By Chun Beom-joo and Chung Seok-hwan
South Korea’s new president Moon Jae-in who was immediately sworn in after Tuesday’s victory in a snap election said Wednesday that he would fly to Washington, Beijing, Tokyo, as well as Pyongyang if necessary for national security and peace in the peninsula.
“I will not waste my time and will do whatever is necessary for lasting peace in the Korean Peninsula,” he said in inauguration speech at the National Assembly. To further strengthen traditional Korea-U.S. alliance, he offered to go to Washington immediately for summit talks with U.S. counterpart Donald Trump.
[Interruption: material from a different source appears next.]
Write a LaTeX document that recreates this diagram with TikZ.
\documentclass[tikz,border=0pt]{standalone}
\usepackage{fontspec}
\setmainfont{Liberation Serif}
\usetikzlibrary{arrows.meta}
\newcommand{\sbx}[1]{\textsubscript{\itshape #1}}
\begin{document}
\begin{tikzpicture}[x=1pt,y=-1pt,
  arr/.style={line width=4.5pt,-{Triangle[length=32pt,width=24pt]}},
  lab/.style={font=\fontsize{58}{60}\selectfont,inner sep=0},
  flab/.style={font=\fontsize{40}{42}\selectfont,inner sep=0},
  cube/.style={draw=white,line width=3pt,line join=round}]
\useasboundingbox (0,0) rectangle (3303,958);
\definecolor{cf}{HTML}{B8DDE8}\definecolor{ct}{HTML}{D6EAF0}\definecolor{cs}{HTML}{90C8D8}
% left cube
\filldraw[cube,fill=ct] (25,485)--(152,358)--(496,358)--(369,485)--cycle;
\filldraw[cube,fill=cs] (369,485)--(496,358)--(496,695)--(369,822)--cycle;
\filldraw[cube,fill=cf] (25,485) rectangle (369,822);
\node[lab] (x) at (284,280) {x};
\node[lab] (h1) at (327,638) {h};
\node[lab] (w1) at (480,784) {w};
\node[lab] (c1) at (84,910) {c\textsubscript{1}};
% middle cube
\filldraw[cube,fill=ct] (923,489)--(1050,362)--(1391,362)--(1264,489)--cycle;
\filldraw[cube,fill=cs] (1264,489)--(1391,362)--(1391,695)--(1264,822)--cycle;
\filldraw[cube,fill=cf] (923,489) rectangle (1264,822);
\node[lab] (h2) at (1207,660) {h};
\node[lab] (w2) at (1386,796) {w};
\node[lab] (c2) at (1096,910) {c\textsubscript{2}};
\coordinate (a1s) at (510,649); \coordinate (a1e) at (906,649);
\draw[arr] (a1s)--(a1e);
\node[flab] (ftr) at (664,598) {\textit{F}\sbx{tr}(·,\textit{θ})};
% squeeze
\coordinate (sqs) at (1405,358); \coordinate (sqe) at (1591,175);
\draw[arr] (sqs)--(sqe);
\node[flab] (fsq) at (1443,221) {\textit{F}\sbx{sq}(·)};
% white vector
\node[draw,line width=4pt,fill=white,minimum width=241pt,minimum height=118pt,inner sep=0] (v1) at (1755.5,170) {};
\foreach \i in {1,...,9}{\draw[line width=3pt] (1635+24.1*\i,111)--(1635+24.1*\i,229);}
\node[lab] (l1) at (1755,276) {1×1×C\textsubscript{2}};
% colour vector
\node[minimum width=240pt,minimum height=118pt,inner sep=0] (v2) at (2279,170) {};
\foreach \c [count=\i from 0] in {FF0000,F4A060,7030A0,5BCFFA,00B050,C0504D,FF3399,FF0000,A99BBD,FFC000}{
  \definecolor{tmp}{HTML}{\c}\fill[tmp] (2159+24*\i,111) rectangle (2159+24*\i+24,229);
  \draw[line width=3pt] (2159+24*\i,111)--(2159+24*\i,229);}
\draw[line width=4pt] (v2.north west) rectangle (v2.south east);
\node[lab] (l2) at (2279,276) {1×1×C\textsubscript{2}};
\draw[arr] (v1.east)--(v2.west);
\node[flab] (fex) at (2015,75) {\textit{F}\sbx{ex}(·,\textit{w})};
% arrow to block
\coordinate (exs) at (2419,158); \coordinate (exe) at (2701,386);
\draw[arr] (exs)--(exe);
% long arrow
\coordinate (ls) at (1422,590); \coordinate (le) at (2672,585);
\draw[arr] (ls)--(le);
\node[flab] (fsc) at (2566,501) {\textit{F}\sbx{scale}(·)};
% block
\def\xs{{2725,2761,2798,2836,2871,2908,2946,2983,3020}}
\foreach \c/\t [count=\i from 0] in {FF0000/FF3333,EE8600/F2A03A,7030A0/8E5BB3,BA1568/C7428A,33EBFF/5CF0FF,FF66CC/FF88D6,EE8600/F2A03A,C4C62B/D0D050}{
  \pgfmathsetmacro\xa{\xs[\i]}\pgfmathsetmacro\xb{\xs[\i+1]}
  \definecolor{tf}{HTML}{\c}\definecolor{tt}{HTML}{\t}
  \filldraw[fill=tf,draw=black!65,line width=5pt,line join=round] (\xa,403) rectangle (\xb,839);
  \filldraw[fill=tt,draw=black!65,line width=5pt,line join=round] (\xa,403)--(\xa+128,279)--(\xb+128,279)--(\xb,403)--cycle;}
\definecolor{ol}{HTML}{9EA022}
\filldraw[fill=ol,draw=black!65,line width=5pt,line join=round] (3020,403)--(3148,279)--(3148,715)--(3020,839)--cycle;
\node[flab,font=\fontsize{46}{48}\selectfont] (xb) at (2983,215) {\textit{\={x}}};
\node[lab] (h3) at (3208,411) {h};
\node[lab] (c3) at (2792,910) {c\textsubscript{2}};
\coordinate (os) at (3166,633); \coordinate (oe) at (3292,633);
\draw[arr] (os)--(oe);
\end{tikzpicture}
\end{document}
“We will seriously negotiate with the U.S. and China to solve the conflict over the deployment of Terminal High Altitude Area Defense (THAAD) system,” Moon said. As a liberal candidate, Moon had raised concerns about his views on security issues as he opposed to the deployment of the U.S. missile shield and promised engagement policy towards North Korea that has fast advanced nuclear and missile weapons program and carried out a series of provocations this year.
Moon, having won Tuesday’s election that was pulled ahead seven months ahead of schedule due to impeachment and removal of former President Park Geun-hye amidst bitterly divided public sentiment and enragement over corruption in the mainstream politics, vowed to become a “humble” and “communicative” president who would relinquish the traditionally mighty powers concentrated on the president.
He would oversee everyday affairs not from the Blue House (presidential office), but at the government building complex in Gwanghwamun to “discuss all affairs with aides” before coming to a decision and personally brief the press on the public policies.
He would meet citizens after work and hold lively conference with the general public at the Gwanghwamun Plaza in downtown Seoul.
He would make law enforcement offices and state authorities “completely “ free from political influence and reform the family-run chaebols to root out collusive practices and relationship between the public and private sector.
“I assure you. Under Moon Jae-in and Democratic Party, opportunities will become equal, the process fair, and the result just.”
He will end the poor tradition of the Korean presidency ending in disgrace by starting and retiring presidency both empty-handed.
“There was no winner and loser in this election. We are all partners,” he said pledging to meet regularly with legislative and opposition members and recruit talents regardless of party affiliation.